Anyway, I had to make them and I did have a recipe that I used to use in my torn old book. My crust is not as flaky as the store bought one but then that's due to the water I mix the dough. For flakier crust, use more oil and very little water. It's almost like making pastry dough. And though the size of these samosas turned out to be small( i can only make the Malabar sized ones!!) and the taste is nowhere near the ones from my memories, the exercise in making these samosas was fun.
You Will Need:
Potatoes: 250 gm, or two giant baking potatoes
Onion- 1 medium sized one
Ginger Grated-1 tsp
Green Peas- 1 cup cooked
Coriander(whole) -1 tsp, crushed coarsely
Cumin seeds-1 tsp
Aamchoor/Dry Mango Powder-1 tsp
Red Chili Powder-1 tsp
Garam Masala powder- a pinch.
Cilantro leaves- 3 tbsp chopped
Boil the potatoes (as a whole in the pressure cooker or cut up and boiled in lots of water and drained.)Peel the potatoes and smash them into small pieces. There should be some tiny lumps, not big chinks.
Chop the onions finely and fry them in very little oil till they turn transparent and then add the chilies, ginger, boiled peas, crushed coriander, and all other spices. Add the potatoes too and mix well. Taste and add salt as needed. Add more or less of spices. It should be spicy and tangy. Add the cilantro leaves in the end.
Prepare the dough: Mix 1 1/2 cup all purpose flour with 1/2 cup whole wheat and 1/2 tsp salt. Add 3 tbsp heated ghee or oil and mix well into crumbles. Add water little by little( you will need about 1 cup of water) till it forms into a tight but pliable dough. Use more oil and less water if you prefer. Let it rest for at least 20 minutes before rolling out. The crust doesn't puff up like puris, just stays as layers and layers of crispiness. Piercing the rolled dough before filling it helps. If the dough feels too springy, let it rest for a minute in between rolling out.

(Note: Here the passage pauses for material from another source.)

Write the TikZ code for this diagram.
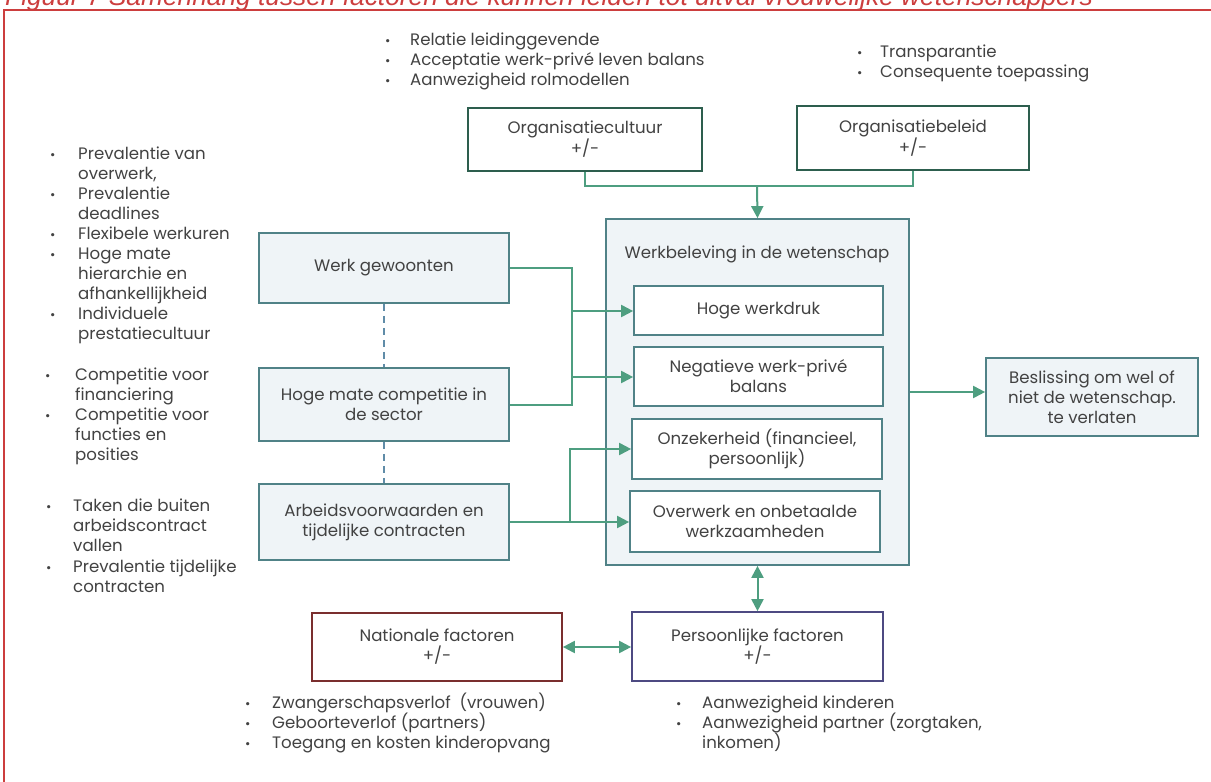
\documentclass[tikz,border=0pt]{standalone}
\usepackage{fontspec}
\setmainfont{Poppins}
\newfontfamily\titelfont{Liberation Sans}
\usepackage{tikz}
\usetikzlibrary{arrows.meta}

\definecolor{tekst}{RGB}{66,66,66}
\definecolor{rood}{RGB}{204,62,62}
\definecolor{pijl}{RGB}{78,158,128}
\definecolor{rand}{RGB}{80,130,135}
\definecolor{vulling}{RGB}{239,244,247}
\definecolor{orgrand}{RGB}{45,94,78}
\definecolor{natrand}{RGB}{122,46,46}
\definecolor{persrand}{RGB}{77,74,130}
\definecolor{stippel}{RGB}{96,140,168}

\begin{document}
\begin{tikzpicture}[x=1pt,y=-1pt,
    font=\fontsize{16.6}{20}\selectfont, text=tekst,
    blok/.style={draw=rand, line width=1.7pt, fill=vulling, align=center},
    binnen/.style={draw=rand, line width=1.7pt, fill=white, align=center},
    orgblok/.style={draw=orgrand, line width=1.7pt, fill=white, align=center},
    verbind/.style={draw=pijl, line width=2pt},
    pijlkop/.style={verbind, -{Triangle[length=12pt,width=12pt]}},
    tweekop/.style={verbind, {Triangle[length=12pt,width=12pt]}-{Triangle[length=12pt,width=12pt]}},
    regel/.style={anchor=west, inner sep=0pt, text height=1.6ex, text depth=.3ex},
    bol/.style={regel, font=\fontsize{13}{14}\selectfont}]

    % Grenzen
    \useasboundingbox (0,0) rectangle (1211,782);
    \clip (0,0) rectangle (1211,782);

    % Titel en kader
    \node[anchor=base west, inner sep=0pt, text=rood,
          font=\titelfont\itshape\fontsize{26.3}{30}\selectfont] (titel) at (5,5)
        {Figuur 7 Samenhang tussen factoren die kunnen leiden tot uitval vrouwelijke wetenschappers};
    \draw[rood, line width=1.8pt] (4,820) -- (4,10) -- (1230,10);

    % Organisatie
    \node[orgblok, minimum width=234, minimum height=63] (cult) at (585,139.5) {Organisatiecultuur\\+/-};
    \node[orgblok, minimum width=232, minimum height=64] (beleid) at (913,138) {Organisatiebeleid\\+/-};

    % Werkbeleving
    \node[blok, minimum width=303, minimum height=346] (werk) at (757.5,392) {};
    \node (werktitel) at (757,254) {Werkbeleving in de wetenschap};
    \node[binnen, minimum width=249, minimum height=49] (druk) at (758.5,310.5) {Hoge werkdruk};
    \node[binnen, minimum width=249, minimum height=59] (balans) at (758.5,376.5) {Negatieve werk-privé\\balans};
    \node[binnen, minimum width=250, minimum height=60] (onzek) at (757,449) {Onzekerheid (financieel,\\persoonlijk)};
    \node[binnen, minimum width=250, minimum height=61] (overw) at (755,521.5) {Overwerk en onbetaalde\\werkzaamheden};

    % Oorzaken links
    \node[blok, minimum width=250, minimum height=70] (gewoon) at (384,268) {Werk gewoonten};
    \node[blok, minimum width=250, minimum height=73] (compet) at (384,404.5) {Hoge mate competitie in\\de sector};
    \node[blok, minimum width=250, minimum height=76] (arbeid) at (384,522) {Arbeidsvoorwaarden en\\tijdelijke contracten};

    % Beslissing
    \node[blok, minimum width=212, minimum height=78] (besl) at (1092,397) {Beslissing om wel of\\niet de wetenschap.\\te verlaten};

    % Factoren onder
    \node[draw=natrand, line width=1.7pt, fill=white, align=center, minimum width=250, minimum height=68] (nat) at (437,647) {Nationale factoren\\+/-};
    \node[draw=persrand, line width=1.7pt, fill=white, align=center, minimum width=251, minimum height=69] (pers) at (757.5,646.5) {Persoonlijke factoren\\+/-};

    % Verbindingen
    \coordinate (j1) at (757,186);
    \coordinate (j2) at (572,311);
    \coordinate (j3) at (572,377);
    \coordinate (j4) at (570,449);
    \draw[verbind] (cult.south) -- (cult.south |- j1) -- (beleid.south |- j1) -- (beleid.south);
    \draw[pijlkop] (j1) -- (werk.north);
    \draw[verbind] (gewoon.east) -| (j2) |- (compet.east);
    \draw[pijlkop] (j2) -- (druk.west |- j2);
    \draw[pijlkop] (j3) -- (balans.west |- j3);
    \draw[pijlkop] (arbeid.east) -| (j4) -- (onzek.west |- j4);
    \draw[pijlkop] (arbeid.east) -- (overw.west |- arbeid.east);
    \draw[pijlkop] (werk.east) -- (werk.east -| besl.west);
    \draw[tweekop] (werk.south) -- (pers.north);
    \draw[tweekop] (nat.east) -- (nat.east -| pers.west);
    \draw[stippel, line width=1.5pt, dash pattern=on 7pt off 5pt] (gewoon.south) -- (compet.north);
    \draw[stippel, line width=1.5pt, dash pattern=on 7pt off 5pt] (compet.south) -- (arbeid.north);

    % Opsommingen boven
    \foreach \y/\t in {42/Relatie leidinggevende, 62/Acceptatie werk-privé leven balans, 82/Aanwezigheid rolmodellen}
    {
        \node[bol] (cb\y) at (385,\y) {\textbullet};
        \node[regel] (ct\y) at (410,\y) {\t};
    }
    \foreach \y/\t in {54/Transparantie, 74/Consequente toepassing}
    {
        \node[bol] (bb\y) at (857,\y) {\textbullet};
        \node[regel] (bt\y) at (880,\y) {\t};
    }

    % Opsommingen links
    \foreach \y/\b/\t in {
        156/1/Prevalentie van, 176/0/{overwerk,}, 196/1/Prevalentie, 216/0/deadlines,
        236/1/Flexibele werkuren, 256/1/Hoge mate, 276/0/hierarchie en,
        296/0/afhankellijkheid, 316/1/Individuele, 336/0/prestatiecultuur}
    {
        \ifnum\b=1
            \node[bol] (gb\y) at (50,\y) {\textbullet};
        \fi
        \node[regel] (gt\y) at (78,\y) {\t};
    }
    \foreach \y/\b/\t in {377/1/Competitie voor, 397/0/financiering, 417/1/Competitie voor,
        437/0/functies en, 457/0/posities}
    {
        \ifnum\b=1
            \node[bol] (kb\y) at (45,\y) {\textbullet};
        \fi
        \node[regel] (kt\y) at (75,\y) {\t};
    }
    \foreach \y/\b/\t in {508/1/Taken die buiten, 528/0/arbeidscontract, 548/0/vallen,
        569/1/Prevalentie tijdelijke, 589/0/contracten}
    {
        \ifnum\b=1
            \node[bol] (ab\y) at (46,\y) {\textbullet};
        \fi
        \node[regel] (at\y) at (73,\y) {\t};
    }

    % Opsommingen onder
    \foreach \y/\t in {705/Zwangerschapsverlof~ (vrouwen), 725/Geboorteverlof (partners), 745/Toegang en kosten kinderopvang}
    {
        \node[bol] (nb\y) at (245,\y) {\textbullet};
        \node[regel] (nt\y) at (272,\y) {\t};
    }
    \foreach \y/\b/\t in {705/1/Aanwezigheid kinderen, 725/1/{Aanwezigheid partner (zorgtaken,}, 745/0/inkomen)}
    {
        \ifnum\b=1
            \node[bol] (pb\y) at (676,\y) {\textbullet};
        \fi
        \node[regel] (pt\y) at (702,\y) {\t};
    }
\end{tikzpicture}
\end{document}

I make the samosas by rolling out the dough into a big thick circle and then cutting it into 4. See the photorial here. But this is another method I saw online and maybe easier for most people. For me, the quarter method is much faster, though the samosas are smaller..maybe better for our waists.:)
Divide the dough into equal balls. Apply a little dry flour to each ball when rolling into a circle of 4″ diameter. Cut each circle into two and lightly dampen the edges of each semicircle with water. Shape each semicircle onto a cone by pressing the cut edges together. Place a spoonful of the potato-pea filling into the cone and seal the edges well (apply some water on the edges if they do not seal well). Repeat this procedure with the rest of the balls.
Deep fry in medium-hot peanut oil in batches on medium flame till crisp and golden brown. Remove onto a paper towel. Serve with pudina and tamarind chutney.